How is it lucky to be with someone who is willing to devalue their romantic partner like that – by making the guy you’re with look like a total dickhead because you’re willing to dangle sexual possibility in front of other men right in front of your partner’s face? Even if it’s totally on the down low, even if it’s insidiously subtle, I think we all know when we are doing this. It’s the whole emotional cheating thing.

With the email that I had written and then read aloud to him, I felt a pink flush of shame come over me, and I agreed. I knew what I had been doing. I knew my moves.

“Nice to meet you.”

You can just hear the little sickly sexy-baby voice and outstretched limp handshake that would accompany it. It wasn’t the tone of a professional. It was the tone of a flirt.

“You’re right,” I said, looking at what I had written and feeling kind of disgusted with myself.

Pat looked at me – not angry but more wary.

Over the course of dating, he has revealed to me some of his past experiences where a girl would suddenly reveal a longstanding flirtation with another man and then shrug disingenuously as if to say, “What? I don’t understand. What’s the problem? We’re just friends!” Even when there is sexual discussion – and it’s so clearly heavily charged with innuendo and disrespect.

I didn’t want to be that girl, although I certainly understood the impulse to be that girl.

Here’s how I would describe that tendency. If you’ve ever had your heart broken, your entire world gets upended and any loyalty you had starts to feel like total goddamned naiveté. You begin to think, “Wait, am I the only asshole doing this? Everyone else is just flirting it up?”

That’s how I felt the first time I found a Word document saved on the shared computer that I had with my ex-husband. The title of the document laying right out there on the desktop was “Apology.doc.” I am not nor have I ever been one of those snooping types (I actually just prefer not having too much information – I feel like it makes life much bigger than the alternative: small, constrained and obsessive), but I could not resist. I (foolishly) thought it might be some heartfelt letter to me.

What I found instead when I opened it was an apology to a young woman who my ex had recently hit on explaining how he was sorry for making her feel uncomfortable BECAUSE HE HAD A WIFE and how he wanted to be friends and the special feeling that she gave him of possibility and on and on and on. It makes me want to puke to this day. That’s the feeling that flirting without regard to your partner feels like. You feel like a total fucking asshole.

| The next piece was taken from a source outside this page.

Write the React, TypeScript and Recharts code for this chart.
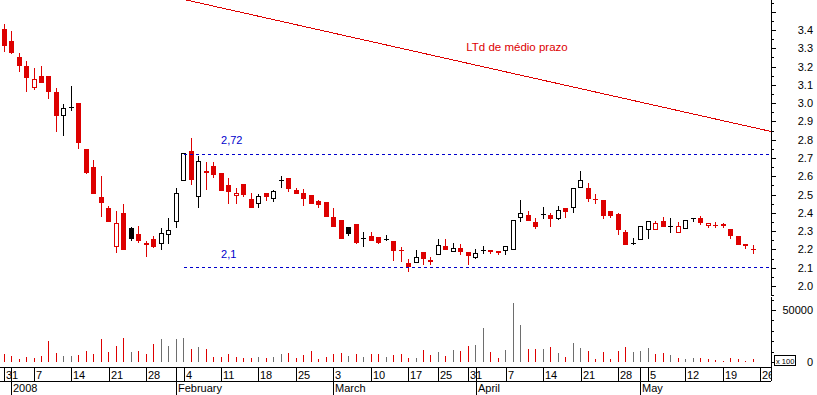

I don’t remember how I handled that incident in particular although I’m sure I choked it down with whatever excuse I was given – and besides, it turned out to be nothing compared to so many others. But I do know that when I entered the dating world again in 2005 – I had dropped from a size 14 to a size 6 and I was sorority-girl-ing it up in my looks – it was a totally new Mandy.

This Mandy had no loyalty to any man. This Mandy waxed her eyebrows, shaved her pussy, wore makeup and dyed her hair regularly. This Mandy was out for herself and would never be so dim as to believe the notion that two people could cherish each other throughout a lifetime of monogamy.

Let’s be real. I had been the only asshole left out of that joke before, and I would never ever let it happen again. I would portray all the trappings of a good girlfriend but when push came to shove, I would always have my eyes open to better offers just the same as I knew men were doing with me. I was in it for myself. I knew the brutal realities of love and dating. Or so I thought.

And then I found myself head over heels in love and in a serious relationship with Pat.

This guy has absolutely rocked my belief system when it comes to dating. He is the first guy who I dared vocalize to, somewhat meekly and apologetically at first, that I did actually want monogamy, that it wouldn’t be okay if he cheated (my speech for a long time had been “You know, just don’t humiliate me” because I didn’t want my expectations to get up too high).

I remember a few weeks back Pat and I were walking along in Queens one day, and there was a gorgeous skimpily attired brunette on a bike, dressed to kill. Without even realizing what I was doing, I side-eyed Pat to see if he was checking her out. He was not.

Later in the day he smiled and said that he had seen me do exactly that.

He told me, in no uncertain terms, “When I’m in a relationship, I take that seriously. I’ve cheated before, and I know what comes with that. It’s not a road I ever want to go down again. When I am devoted to someone, I am all in. I want to be the kind of guy who someone would say, ‘That is a guy who really loves his girlfriend.’”

Pat is pathologically honest (I’ve seen it demonstrated again and again, and it’s perhaps what we have most in common), and I trust him on this. We’ve both cheated. We’ve both done a lot of self-inventory to figure out what makes us happy and what we want out of life.

When I finally emailed that author about the Wikipedia edit – without the whole “NICE TO MEET YOU, BOOP BOOP DEE DOOP” tag, what I sent was professional and unambiguous, and the lesson of the experience stayed with me – the searing accountability that such situations require.

The other day Pat was at his computer, and he got a Facebook message from a girl we both know. “Hey sexy boy, want to play?” it read and then went on with more details of cocaine and K and partying that made me sad for where she must be at in her life right now. I unfriended the girl, and he blocked her.

When we talked about it, I couldn’t help but think about an alternate universe where another guy would never even reveal to me this chick had done that and would instead secretly relish in the cat-and-mouse aspect of it, even if no cheating was ever to be had.

I am on board for this level of trust again. Gone now is my reflexive receptivity to the small flirts that come at me from various men – close and strangers – throughout the course of a day, a week, a life.

I am not uncertain. I am not vague. I am straightforward.

Because I want the same thing he does.

I want people to say, “That is a woman who really loves her boyfriend.”